At the beginning I wanted to write this as extension of my last post (WM rebuild) but once I realized that the use of my V block jig may be extended to other activities I decided to write a new thread. 
I was looking for the original plastic bench dogs of my rebuild Work Mate but did not find them so I decide to make four of them out of hard wood, using the mentioned jig.
I am reluctant to make jigs because I rarely make massive and repetitive jobs. I do not want to get them lying around getting sawdust once I´ve used them. I made the V block from surplus material to drill some holes in a lighting project I am working at.


----------



## Cherryville Chuck (Sep 28, 2010)

Nice jig Alexis.


----------



## DesertRatTom (Jul 3, 2012)

Nice jig.


----------



## Gene Howe (Jul 10, 2007)

Too cool, dude.


----------



## Nickp (Dec 4, 2012)

Very nice...and very creative in using it for other applications...!


----------



## MEBCWD (Jan 14, 2012)

Nice KISS jig to start out that made it more useful by adding the slots to make it adjustable.


----------



## Multiwood (Feb 24, 2013)

Great idea


----------



## ScottyDBQ (Jul 5, 2008)

Very helpful and useful jig Alexis, and thanks for taking the time for the photos. They are really very informative.


----------



## Dejure (Jul 27, 2009)

Short, sweet and simple. As well, it provides two solutions, one for the work mate and one for making the tenons.
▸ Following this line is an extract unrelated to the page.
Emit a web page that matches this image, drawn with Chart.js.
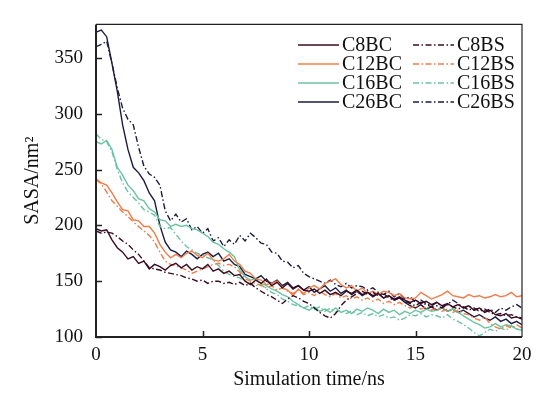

A reminder: A 6" F clamp with the stationary top removed fits the holes perfectly and allows you to crank things down to the table top.


----------



## CharleyL (Feb 28, 2009)

A great solution, Alexis. I have made tenons on my table saw that way when I didn't have a lathe, and I'm betting that the ones that you made work better than the Black & Decker plastic version. I have never been very happy with those original plastic dogs for my Work Mates. You just may have given me my next project, making dogs for my Work Mates out of wood.

Charley


----------



## roofner (Aug 1, 2010)

I like simple and use full.


----------